The term “special needs” can have a variety of definitions and explanations. I personally brought up a child with special needs who had her unique learning style and I in turn was able to come up with a variety of teaching methods to address her uniqueness. I have been involved writing IEPs for children with epilepsy, ADHD, Autism, Cerebral Palsy, intellectually delayed. I have taken courses in Special Ed subjects to keep my teaching certificate active and up-to-date. I have never taught to the special need, I teach the student what they need to know to "succeed."
I "carry" phonics into my teaching of spelling. They really do work hand-in-hand. So when my students are learning letter sounds and words, then I encourage them to use what they know and hear and produce written words correctly. This usually works!
I have taught study skills both informally and formally at all grade levels. The earlier skills are taught and learned the better off the student is. I have taught students to use color-coded index cards to learn subject-specific and everyday vocabulary. I have strongly advised what a quiet study/work area should look like (lighting, seating, noise level, reference material, etc). I have taught note-taking so that the student could use a binder to keep notes from the different subjects being covered at any given time. I've shared acronyms so it is easy to remember things we might forget (PEMDAS - Please Excuse My Dear Aunt Sally). The earlier one learns how to study the bigger the rewards.

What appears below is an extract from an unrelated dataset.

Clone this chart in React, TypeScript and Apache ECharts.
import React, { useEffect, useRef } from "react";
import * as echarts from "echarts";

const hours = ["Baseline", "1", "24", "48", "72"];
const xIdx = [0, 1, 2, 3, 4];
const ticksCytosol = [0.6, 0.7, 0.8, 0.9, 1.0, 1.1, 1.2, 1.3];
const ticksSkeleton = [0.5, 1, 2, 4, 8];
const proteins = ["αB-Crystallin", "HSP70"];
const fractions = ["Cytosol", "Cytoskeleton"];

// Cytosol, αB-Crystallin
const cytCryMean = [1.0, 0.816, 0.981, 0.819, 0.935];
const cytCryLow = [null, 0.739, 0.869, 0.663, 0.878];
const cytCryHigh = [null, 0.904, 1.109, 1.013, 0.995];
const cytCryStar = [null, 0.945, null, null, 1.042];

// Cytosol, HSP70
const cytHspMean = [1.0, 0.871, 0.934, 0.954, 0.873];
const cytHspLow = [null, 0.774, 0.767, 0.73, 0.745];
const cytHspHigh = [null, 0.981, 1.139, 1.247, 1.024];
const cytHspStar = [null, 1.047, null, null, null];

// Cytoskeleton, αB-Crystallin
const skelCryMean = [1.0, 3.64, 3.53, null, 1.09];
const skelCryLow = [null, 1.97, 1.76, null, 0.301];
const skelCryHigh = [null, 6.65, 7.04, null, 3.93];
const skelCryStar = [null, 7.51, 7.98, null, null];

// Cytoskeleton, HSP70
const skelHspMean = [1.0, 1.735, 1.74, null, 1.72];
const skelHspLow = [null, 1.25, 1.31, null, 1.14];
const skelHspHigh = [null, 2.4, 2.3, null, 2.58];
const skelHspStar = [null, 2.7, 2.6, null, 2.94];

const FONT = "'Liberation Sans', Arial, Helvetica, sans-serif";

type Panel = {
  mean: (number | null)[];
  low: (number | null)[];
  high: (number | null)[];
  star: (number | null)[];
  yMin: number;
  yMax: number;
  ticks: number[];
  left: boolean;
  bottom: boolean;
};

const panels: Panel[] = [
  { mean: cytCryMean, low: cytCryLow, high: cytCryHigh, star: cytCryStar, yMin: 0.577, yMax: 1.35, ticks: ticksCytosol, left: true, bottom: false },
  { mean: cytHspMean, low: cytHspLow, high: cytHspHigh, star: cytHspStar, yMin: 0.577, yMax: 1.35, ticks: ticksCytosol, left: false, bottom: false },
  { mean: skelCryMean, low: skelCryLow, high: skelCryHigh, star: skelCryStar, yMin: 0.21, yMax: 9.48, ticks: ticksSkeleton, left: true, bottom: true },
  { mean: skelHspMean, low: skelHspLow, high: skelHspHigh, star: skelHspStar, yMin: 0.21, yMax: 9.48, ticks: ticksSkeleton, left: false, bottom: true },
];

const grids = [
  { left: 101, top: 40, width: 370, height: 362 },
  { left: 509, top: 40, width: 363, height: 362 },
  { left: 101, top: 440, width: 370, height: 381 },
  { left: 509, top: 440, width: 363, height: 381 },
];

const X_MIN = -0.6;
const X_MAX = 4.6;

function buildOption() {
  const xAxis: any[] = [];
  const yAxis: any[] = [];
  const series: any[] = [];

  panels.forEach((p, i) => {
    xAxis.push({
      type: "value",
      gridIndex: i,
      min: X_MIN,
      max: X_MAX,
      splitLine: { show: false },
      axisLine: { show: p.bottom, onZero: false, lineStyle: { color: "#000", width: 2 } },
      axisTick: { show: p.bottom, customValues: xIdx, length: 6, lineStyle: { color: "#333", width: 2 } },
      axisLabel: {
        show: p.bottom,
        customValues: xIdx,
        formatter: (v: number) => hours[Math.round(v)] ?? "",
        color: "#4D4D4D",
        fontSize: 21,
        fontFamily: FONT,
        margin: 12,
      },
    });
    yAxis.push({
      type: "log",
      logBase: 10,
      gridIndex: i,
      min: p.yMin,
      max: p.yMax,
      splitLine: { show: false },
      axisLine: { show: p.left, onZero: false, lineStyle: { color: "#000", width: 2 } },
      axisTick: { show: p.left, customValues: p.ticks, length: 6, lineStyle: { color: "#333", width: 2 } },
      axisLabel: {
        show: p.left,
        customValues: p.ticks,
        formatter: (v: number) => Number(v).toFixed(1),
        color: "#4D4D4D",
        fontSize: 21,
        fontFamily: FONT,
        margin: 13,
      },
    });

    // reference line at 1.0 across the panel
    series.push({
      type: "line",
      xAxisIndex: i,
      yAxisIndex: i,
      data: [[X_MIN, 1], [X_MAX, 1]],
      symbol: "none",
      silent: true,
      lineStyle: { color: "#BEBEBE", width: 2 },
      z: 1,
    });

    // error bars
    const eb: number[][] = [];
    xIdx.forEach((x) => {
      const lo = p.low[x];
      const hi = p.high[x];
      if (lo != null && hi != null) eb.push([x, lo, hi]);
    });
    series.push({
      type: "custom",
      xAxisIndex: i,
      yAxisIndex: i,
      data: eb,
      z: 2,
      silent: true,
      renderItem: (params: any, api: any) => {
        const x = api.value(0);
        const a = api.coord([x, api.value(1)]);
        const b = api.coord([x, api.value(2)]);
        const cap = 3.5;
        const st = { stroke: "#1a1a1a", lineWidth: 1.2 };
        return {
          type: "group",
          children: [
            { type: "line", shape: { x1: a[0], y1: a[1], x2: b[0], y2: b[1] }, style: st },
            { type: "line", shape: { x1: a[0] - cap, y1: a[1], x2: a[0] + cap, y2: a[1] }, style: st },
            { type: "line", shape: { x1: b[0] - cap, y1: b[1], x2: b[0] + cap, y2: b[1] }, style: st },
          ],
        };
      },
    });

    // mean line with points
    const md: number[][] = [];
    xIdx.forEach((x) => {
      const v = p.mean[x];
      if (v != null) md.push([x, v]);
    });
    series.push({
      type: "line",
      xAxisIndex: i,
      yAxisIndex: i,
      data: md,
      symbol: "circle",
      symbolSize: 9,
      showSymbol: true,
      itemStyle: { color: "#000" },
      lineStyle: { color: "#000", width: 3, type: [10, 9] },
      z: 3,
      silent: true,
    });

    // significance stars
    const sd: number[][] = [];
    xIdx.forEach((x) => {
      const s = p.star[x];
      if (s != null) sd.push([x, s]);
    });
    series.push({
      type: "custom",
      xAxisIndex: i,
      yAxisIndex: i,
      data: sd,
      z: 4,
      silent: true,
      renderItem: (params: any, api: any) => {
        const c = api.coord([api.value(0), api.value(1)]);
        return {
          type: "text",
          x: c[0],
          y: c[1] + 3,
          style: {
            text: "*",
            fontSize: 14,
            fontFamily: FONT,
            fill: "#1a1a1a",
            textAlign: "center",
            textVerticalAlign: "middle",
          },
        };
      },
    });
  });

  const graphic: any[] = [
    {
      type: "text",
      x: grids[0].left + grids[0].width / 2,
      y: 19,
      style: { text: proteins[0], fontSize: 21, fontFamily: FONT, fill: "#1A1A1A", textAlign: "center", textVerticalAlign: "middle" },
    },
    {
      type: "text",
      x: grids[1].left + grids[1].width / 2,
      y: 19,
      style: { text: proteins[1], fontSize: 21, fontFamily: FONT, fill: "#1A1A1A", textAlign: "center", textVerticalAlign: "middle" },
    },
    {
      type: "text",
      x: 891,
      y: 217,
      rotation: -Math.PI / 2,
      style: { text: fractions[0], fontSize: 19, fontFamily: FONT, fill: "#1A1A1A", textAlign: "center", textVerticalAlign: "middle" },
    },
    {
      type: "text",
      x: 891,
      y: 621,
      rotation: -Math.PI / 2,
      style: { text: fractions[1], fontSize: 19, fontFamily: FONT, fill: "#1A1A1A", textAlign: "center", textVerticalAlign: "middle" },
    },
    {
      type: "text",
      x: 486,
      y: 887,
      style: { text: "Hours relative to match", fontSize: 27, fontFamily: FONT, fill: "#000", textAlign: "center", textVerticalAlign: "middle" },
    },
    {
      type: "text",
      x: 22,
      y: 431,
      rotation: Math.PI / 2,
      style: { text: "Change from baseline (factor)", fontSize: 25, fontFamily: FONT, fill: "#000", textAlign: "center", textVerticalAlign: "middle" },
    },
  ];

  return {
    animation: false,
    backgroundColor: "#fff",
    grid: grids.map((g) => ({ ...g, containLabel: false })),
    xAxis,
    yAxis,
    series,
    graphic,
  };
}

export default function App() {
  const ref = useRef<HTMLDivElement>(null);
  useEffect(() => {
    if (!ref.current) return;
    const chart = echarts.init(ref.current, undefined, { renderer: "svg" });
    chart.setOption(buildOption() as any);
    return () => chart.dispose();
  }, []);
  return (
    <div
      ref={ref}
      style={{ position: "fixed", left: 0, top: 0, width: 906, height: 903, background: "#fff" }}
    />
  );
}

Regardless of the grade level, when I teach students how to write, we go through the process of idea generation, prewriting (where we do not worry about grammar rules), we just want to get our ideas written down. Then we go back and check spelling, capitalization, etc., marking up and revising. We ask ourselves why are we writing - are we trying to entertain, inform or persuade. We make sure that we succeed in fulfilling our purpose. We edit what's been written. We let someone else read our work and then we prepare for the final publication and/or presentation. Writing is a process, we really should go through all the steps.